Hello everyone. I ve been looking for a Forum to share ideas and came across this. I have a small back yard shop, I ve been into metal fab for since my early 20's. Purchased a emco maximat standard lathe mill combo about 5 years ago. I recently sold it so i could get a larger lathe 14x40 and maybe a separate mill (depending on when the addition goes in). I am a licensed Electrician and in my previous life was a Tv repair Tech. Hopefully i can contribute to this community and learn a few things along the way>


----------



## SomeGuy (Apr 23, 2022)

Welcome  Lots of us in Southern Ontario!


----------



## Canadium (Apr 24, 2022)

Welcome from Hamilton ON.


----------



## 6.5 Fan (Apr 24, 2022)

Welcome from SK.


----------



## trlvn (Apr 24, 2022)

Welcome from Oakville, ON.  We like pictures here.  What kind of 14X40 did you get?

Craig


----------



## Susquatch (Apr 24, 2022)

Welcome from farmland south of Chatham. You will like this place. Guys like me have a very twisted sense of humour though. Never take me serious.


----------



## Chip Maker (Apr 24, 2022)

Welcome from Peterborough Ont.!


----------



## 140mower (Apr 24, 2022)

Welcome from Lillooet BC.


----------



## Mr163 (Apr 24, 2022)

Susquatch said:


> Welcome from farmland south of Chatham. You will like this place. Guys like me have a very twisted sense of humour though. Never take me serious.

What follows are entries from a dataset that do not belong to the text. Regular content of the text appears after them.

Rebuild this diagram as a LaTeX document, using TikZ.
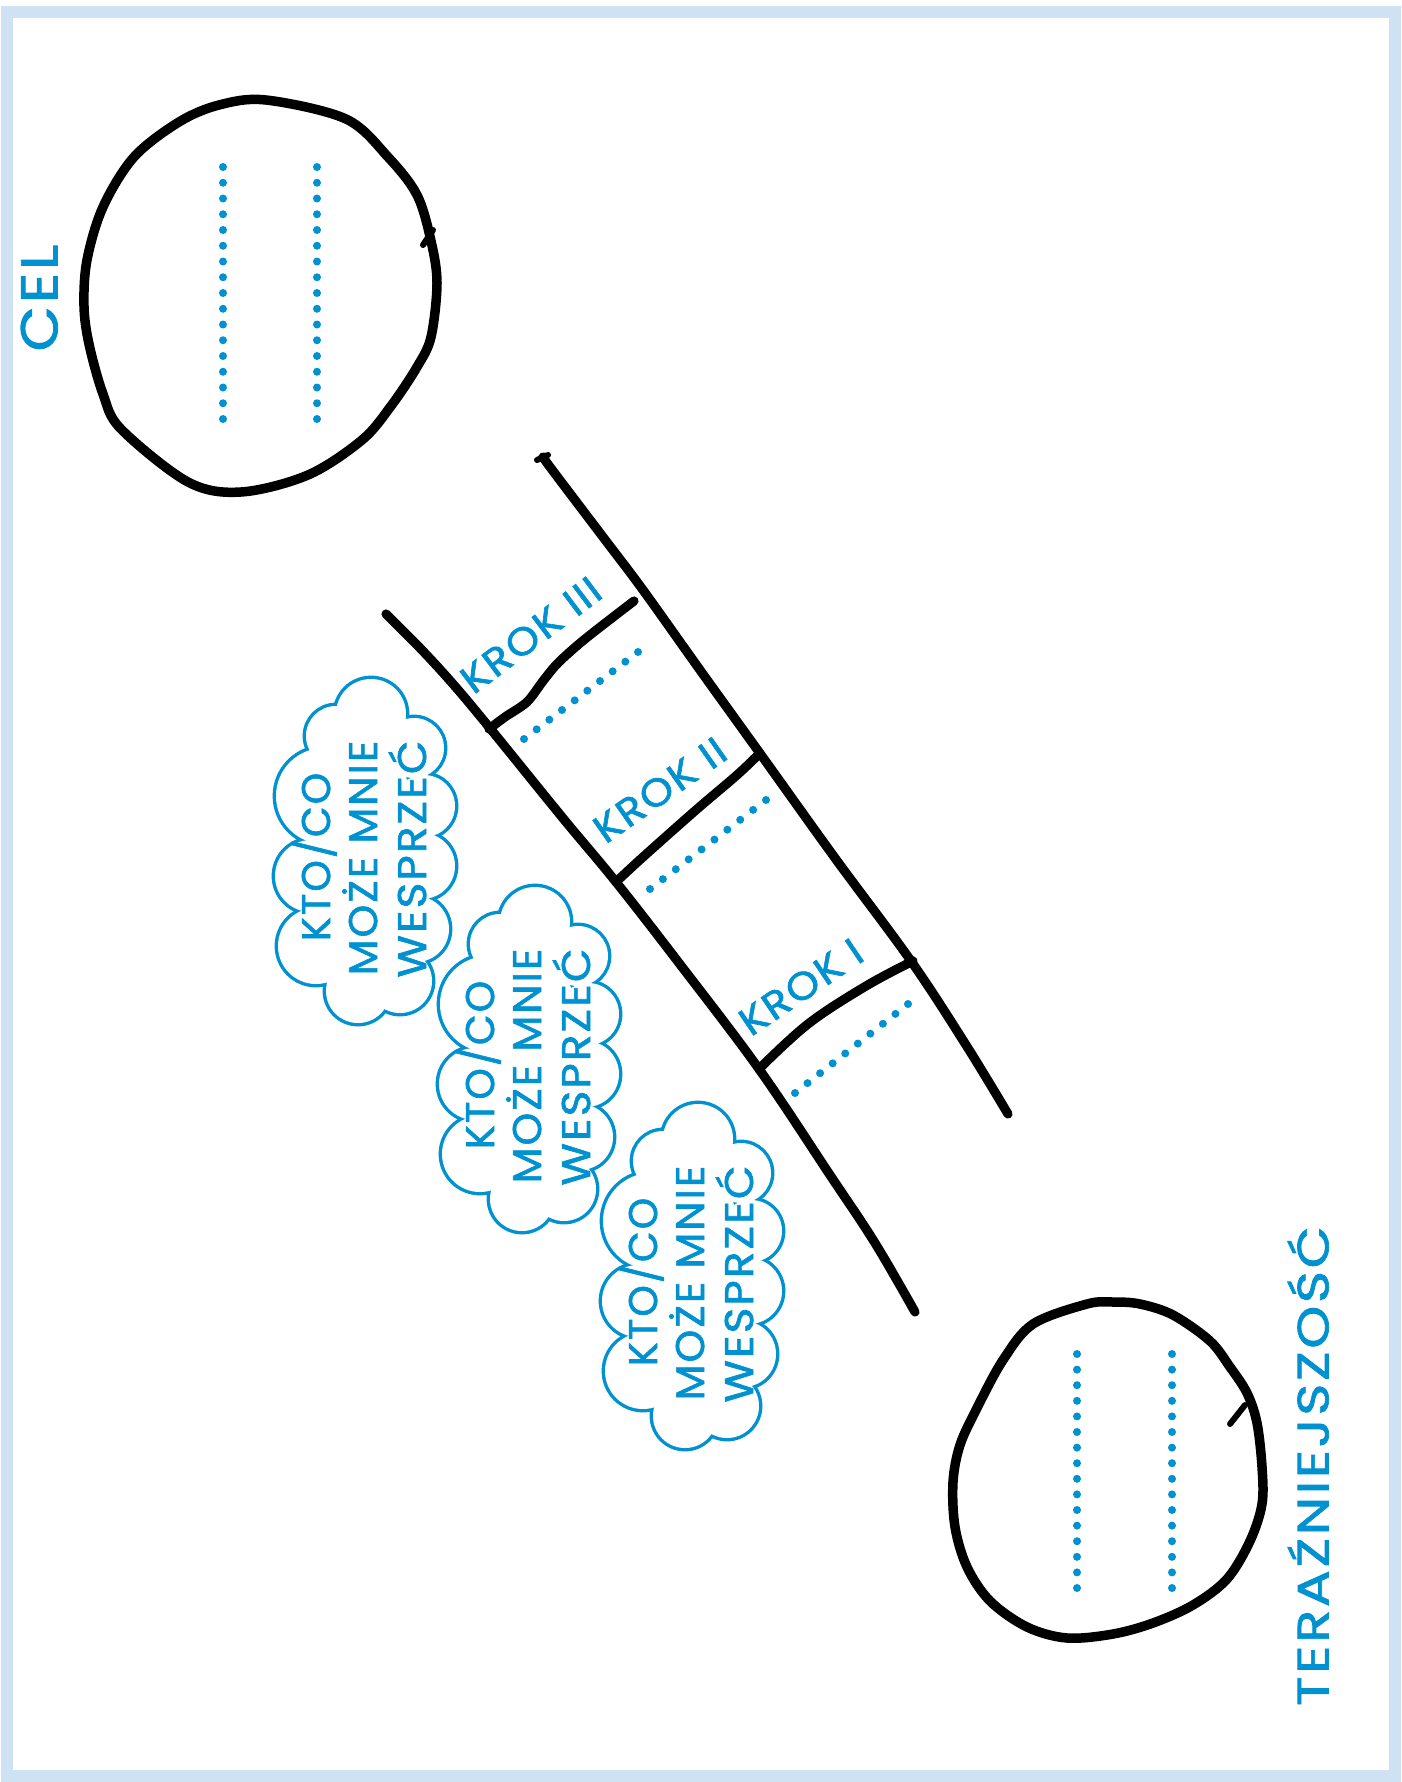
\documentclass[tikz,border=0pt]{standalone}
\usepackage{fontspec}
\setmainfont{Poppins}
\newfontfamily\hand{Poppins}[LetterSpace=5, FakeBold=1.6]
\usetikzlibrary{calc}
\definecolor{inkblue}{RGB}{0,146,208}
\definecolor{framec}{RGB}{207,226,243}
\newcommand\cloudlobes{5/-137/35, 48/-103/30, 58/-45/31, 56/15/33, 50/78/33, 34/130/32, -8/140/32, -50/95/38, -55/25/36, -42/-55/48, -30/-115/30}
\newcommand\helpcloud[2]{%
  \begin{scope}[shift={#1}]
    \foreach \cx/\cy/\rad in \cloudlobes {\draw[inkblue, line width=3.4pt] (\cx,\cy) circle[radius=\rad*0.5pt];}
    \foreach \cx/\cy/\rad in \cloudlobes {\fill[white] (\cx,\cy) circle[radius=\rad*0.5pt];}
    \fill[white] (0,0) ellipse[x radius=25pt, y radius=62pt];
    \node[cloudtxt] (#2a) at (-50,6) {KTO/CO};
    \node[cloudtxt] (#2b) at (-3,7) {\scalebox{1.04}[1]{MOŻE MNIE}};
    \node[cloudtxt] (#2c) at (46,8) {\scalebox{1.09}[1]{WESPRZEĆ}};
  \end{scope}}
\begin{document}
\begin{tikzpicture}[x=0.5pt,y=-0.5pt,
  ring/.style={line width=4.75pt, line cap=round, line join=round},
  rail/.style={line width=4.6pt, line cap=round, line join=round},
  bluetxt/.style={text=inkblue, inner sep=0pt, anchor=center, text depth=0pt},
  cloudtxt/.style={bluetxt, rotate=90, text height=14pt, font=\hand\fontsize{20pt}{22pt}\selectfont},
  kroktxt/.style={bluetxt, text height=13.5pt, font=\hand\fontsize{19.5pt}{22pt}\selectfont},
  dot/.style={fill=inkblue}]
\useasboundingbox (0,0) rectangle (1402,1782);
\fill[white] (0,0) rectangle (1402,1782);
\draw[framec, line width=6pt] (7,12) rectangle (1395,1776);

% CEL circle
\draw[ring] plot[smooth cycle, tension=0.55] coordinates {(266,100) (346,119) (388,157) (417,195) (431,241) (437,283) (431,337) (417,367) (391,406) (362,440) (308,475) (241,492) (188,482) (121,429) (103,394) (89,344) (84,306) (87,260) (103,207) (134,157) (179,122) (219,105)};
\draw[line width=3pt, line cap=round] (433,230) -- (423,245);
\foreach \i in {0,...,16} {
  \fill[dot] (223,167+15.75*\i) circle (2pt);
  \fill[dot] (317,167+15.75*\i) circle (2pt);
}
\node[bluetxt, rotate=90, text height=16.5pt, font=\hand\fontsize{26pt}{28pt}\selectfont] (cel) at (41,298) {\scalebox{1.13}[1]{CEL}};

% present circle
\draw[ring] plot[smooth cycle, tension=0.55] coordinates {(1113,1302) (1140,1304) (1173,1315) (1210,1341) (1230,1367) (1247,1393) (1257,1423) (1262,1467) (1262,1504) (1250,1541) (1227,1579) (1193,1605) (1153,1623) (1113,1634) (1067,1638) (1027,1627) (990,1601) (967,1567) (955,1527) (953,1482) (960,1445) (977,1408) (1003,1360) (1033,1324) (1087,1304)};
\draw[line width=3pt, line cap=round] (1245,1405) -- (1230,1424);
\foreach \i in {0,...,15} {
  \fill[dot] (1077,1354+15.6*\i) circle (2pt);
  \fill[dot] (1172,1354+15.6*\i) circle (2pt);
}
\node[bluetxt, rotate=90, text height=15.5pt, font=\hand\fontsize{22pt}{24pt}\selectfont] (now) at (1313,1466) {\scalebox{1.24}[1]{TERAŹNIEJSZOŚĆ}};

% ladder rails
\draw[rail] plot[smooth, tension=0.6] coordinates {(386,614) (420,648) (453,684) (489,727) (562,817) (616,882) (679,963) (759,1069) (830,1175) (875,1243) (915,1312)};
\draw[rail] plot[smooth, tension=0.6] coordinates {(543,457) (553,471) (603,537) (643,590) (700,670) (759,752) (835,858) (911,961) (966,1045) (1008,1114)};
\draw[line width=3pt, line cap=round] (537,460) -- (548,455);

% rungs
\draw[rail] plot[smooth, tension=0.5] coordinates {(489,729) (505,717) (527,702) (543,681) (558,663) (585,639) (634,601)};
\draw[rail] plot[smooth, tension=0.6] coordinates {(616,882) (643,857) (696,810) (737,775) (759,754)};
\draw[rail] plot[smooth, tension=0.6] coordinates {(759,1069) (808,1024) (866,986) (913,961)};

% rung dots
\foreach \i in {0,...,9} {
  \fill[dot] ($(524,739)!\i/9!(638,652)$) circle (2pt);
  \fill[dot] ($(650,889)!\i/9!(766,800)$) circle (2pt);
  \fill[dot] ($(795,1093)!\i/9!(908,1004)$) circle (2pt);
}

% step labels
\node[kroktxt, rotate=37] (k3) at (531,635) {\scalebox{1.08}[1]{KROK III}};
\node[kroktxt, rotate=35] (k2) at (660,790) {\scalebox{1.08}[1]{KROK II}};
\node[kroktxt, rotate=34] (k1) at (801,987) {\scalebox{1.08}[1]{KROK I}};

% clouds
\helpcloud{(366,851)}{ca}
\helpcloud{(530,1059)}{cb}
\helpcloud{(693,1276)}{cc}
\end{tikzpicture}
\end{document}
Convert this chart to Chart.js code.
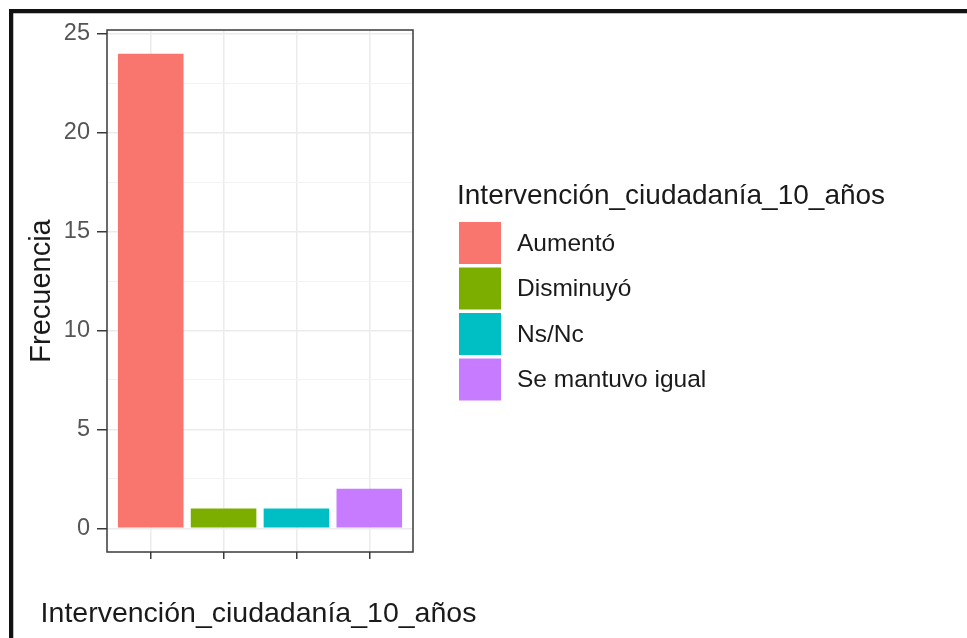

Looks like I’ll fit right in.


----------



## Mr163 (Apr 24, 2022)

trlvn said:


> Welcome from Oakville, ON.  We like pictures here.  What kind of 14X40 did you get?
> 
> Craig


We’ll I ended up purchasing a modern tool C0636A it should arrive in about 6-8 weeks as there out of stock. Almost bought the king but the modern was a far better deal.


----------



## PaulL (Apr 24, 2022)

Welcome from Victoria, BC!  TV repair - there's something I haven't thought about in a long time!


----------



## gmihovics (Apr 25, 2022)

Welcome from London!


----------